▸ STATED GOAL
Using the records that appear below, write out exactly the lines from the one with "Convert this chart" through the one with "from matplotlib.ticker import FixedLocator", keeping both end lines.

▸ SUPPLIED MATERIAL
-----

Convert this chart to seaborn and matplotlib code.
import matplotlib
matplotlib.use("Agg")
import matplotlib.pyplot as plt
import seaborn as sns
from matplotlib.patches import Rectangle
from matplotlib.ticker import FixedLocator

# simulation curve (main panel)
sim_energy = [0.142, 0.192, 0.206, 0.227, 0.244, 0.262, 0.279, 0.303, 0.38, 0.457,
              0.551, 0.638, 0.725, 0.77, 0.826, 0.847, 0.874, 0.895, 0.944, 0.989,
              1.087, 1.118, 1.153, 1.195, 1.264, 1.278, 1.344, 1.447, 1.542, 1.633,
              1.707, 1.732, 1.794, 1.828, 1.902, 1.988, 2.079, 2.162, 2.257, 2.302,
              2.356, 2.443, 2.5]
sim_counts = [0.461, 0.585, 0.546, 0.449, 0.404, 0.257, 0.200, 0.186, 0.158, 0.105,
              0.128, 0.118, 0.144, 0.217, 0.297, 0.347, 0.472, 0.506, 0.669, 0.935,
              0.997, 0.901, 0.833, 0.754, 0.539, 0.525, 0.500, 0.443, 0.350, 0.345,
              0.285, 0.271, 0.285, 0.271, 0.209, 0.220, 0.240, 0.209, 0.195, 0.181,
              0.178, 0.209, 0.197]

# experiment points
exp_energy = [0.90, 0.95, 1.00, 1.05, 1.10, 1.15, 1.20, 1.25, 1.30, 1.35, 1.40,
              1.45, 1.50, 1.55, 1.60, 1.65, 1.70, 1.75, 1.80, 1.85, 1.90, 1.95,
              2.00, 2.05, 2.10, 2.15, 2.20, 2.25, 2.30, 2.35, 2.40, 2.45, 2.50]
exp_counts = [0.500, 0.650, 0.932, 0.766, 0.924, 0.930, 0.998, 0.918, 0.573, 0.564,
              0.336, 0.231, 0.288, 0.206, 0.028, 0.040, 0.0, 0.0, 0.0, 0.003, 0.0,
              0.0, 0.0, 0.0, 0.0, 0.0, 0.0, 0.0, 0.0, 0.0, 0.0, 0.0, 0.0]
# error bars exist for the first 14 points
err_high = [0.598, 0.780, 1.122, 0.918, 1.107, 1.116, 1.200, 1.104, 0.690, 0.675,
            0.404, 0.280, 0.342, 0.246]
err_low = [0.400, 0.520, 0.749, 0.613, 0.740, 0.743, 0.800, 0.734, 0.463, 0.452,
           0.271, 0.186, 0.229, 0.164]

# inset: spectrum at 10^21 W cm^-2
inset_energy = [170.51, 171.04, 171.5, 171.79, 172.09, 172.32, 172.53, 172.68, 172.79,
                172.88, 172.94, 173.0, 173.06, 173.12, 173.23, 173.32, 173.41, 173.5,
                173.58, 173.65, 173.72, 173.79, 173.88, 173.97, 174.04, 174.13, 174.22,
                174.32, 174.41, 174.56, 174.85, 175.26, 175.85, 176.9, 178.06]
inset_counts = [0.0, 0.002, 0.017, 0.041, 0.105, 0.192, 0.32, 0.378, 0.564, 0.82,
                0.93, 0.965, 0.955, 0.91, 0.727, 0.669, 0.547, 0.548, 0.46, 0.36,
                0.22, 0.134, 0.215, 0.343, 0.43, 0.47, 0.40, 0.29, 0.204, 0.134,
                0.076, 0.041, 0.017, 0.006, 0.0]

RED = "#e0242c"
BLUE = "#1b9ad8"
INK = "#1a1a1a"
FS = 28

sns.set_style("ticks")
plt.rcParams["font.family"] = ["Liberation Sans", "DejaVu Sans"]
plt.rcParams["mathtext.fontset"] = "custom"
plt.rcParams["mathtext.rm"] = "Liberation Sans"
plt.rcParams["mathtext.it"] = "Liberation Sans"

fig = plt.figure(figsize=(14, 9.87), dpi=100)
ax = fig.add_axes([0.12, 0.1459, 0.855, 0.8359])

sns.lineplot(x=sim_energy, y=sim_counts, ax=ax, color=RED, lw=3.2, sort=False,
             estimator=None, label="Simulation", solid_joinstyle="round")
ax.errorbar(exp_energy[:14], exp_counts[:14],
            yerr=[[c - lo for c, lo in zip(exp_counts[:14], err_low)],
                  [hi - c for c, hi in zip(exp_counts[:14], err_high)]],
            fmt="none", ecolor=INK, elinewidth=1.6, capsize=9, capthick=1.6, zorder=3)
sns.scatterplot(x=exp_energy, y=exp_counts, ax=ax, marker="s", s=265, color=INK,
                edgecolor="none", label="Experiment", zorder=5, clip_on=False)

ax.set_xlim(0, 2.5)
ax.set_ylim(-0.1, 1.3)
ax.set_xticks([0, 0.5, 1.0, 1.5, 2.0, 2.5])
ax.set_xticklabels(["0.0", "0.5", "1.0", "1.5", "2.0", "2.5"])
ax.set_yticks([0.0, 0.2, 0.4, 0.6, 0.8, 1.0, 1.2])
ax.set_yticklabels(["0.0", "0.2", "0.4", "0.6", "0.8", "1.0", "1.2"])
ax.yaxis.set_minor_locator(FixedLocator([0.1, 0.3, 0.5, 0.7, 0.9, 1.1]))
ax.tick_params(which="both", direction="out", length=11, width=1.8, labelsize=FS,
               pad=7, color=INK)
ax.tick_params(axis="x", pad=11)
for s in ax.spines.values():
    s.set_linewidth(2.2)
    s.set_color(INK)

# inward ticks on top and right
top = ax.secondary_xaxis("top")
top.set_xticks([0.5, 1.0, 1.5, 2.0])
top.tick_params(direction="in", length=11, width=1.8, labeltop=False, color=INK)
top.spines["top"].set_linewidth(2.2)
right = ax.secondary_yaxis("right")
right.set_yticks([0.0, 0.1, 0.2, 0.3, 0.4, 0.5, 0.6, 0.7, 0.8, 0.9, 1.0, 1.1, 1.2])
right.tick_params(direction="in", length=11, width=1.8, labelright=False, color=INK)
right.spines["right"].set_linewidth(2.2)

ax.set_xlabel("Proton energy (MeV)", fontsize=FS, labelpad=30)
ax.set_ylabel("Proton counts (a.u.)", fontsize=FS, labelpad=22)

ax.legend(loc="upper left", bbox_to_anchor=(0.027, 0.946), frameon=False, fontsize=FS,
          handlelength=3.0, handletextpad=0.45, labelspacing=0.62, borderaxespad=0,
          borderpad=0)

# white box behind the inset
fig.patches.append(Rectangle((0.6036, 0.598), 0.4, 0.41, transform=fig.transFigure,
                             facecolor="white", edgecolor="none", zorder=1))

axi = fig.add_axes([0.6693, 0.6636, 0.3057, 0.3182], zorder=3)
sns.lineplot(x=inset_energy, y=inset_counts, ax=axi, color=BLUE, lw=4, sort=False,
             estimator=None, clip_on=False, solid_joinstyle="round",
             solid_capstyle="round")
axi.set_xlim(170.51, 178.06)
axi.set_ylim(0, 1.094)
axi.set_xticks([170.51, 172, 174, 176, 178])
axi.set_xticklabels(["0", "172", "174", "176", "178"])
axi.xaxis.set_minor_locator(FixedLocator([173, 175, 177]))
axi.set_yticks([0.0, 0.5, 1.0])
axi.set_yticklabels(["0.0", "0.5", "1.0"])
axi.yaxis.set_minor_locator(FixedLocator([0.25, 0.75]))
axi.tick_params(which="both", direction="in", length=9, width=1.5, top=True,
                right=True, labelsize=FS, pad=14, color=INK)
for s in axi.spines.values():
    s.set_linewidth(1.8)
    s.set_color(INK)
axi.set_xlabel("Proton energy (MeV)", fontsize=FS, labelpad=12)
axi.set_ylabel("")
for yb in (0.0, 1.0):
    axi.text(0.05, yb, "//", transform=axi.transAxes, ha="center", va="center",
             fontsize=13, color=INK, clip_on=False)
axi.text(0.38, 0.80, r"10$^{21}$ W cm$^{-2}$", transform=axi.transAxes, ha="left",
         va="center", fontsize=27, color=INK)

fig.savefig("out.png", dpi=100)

-----

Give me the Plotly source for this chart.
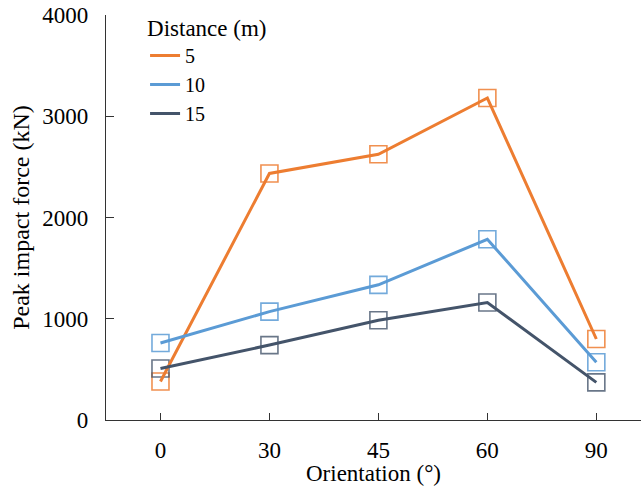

-----

▸ SOLUTION TO THIS EXERCISE
Convert this chart to seaborn and matplotlib code.
import matplotlib
matplotlib.use("Agg")
import matplotlib.pyplot as plt
import seaborn as sns
from matplotlib.patches import Rectangle
from matplotlib.ticker import FixedLocator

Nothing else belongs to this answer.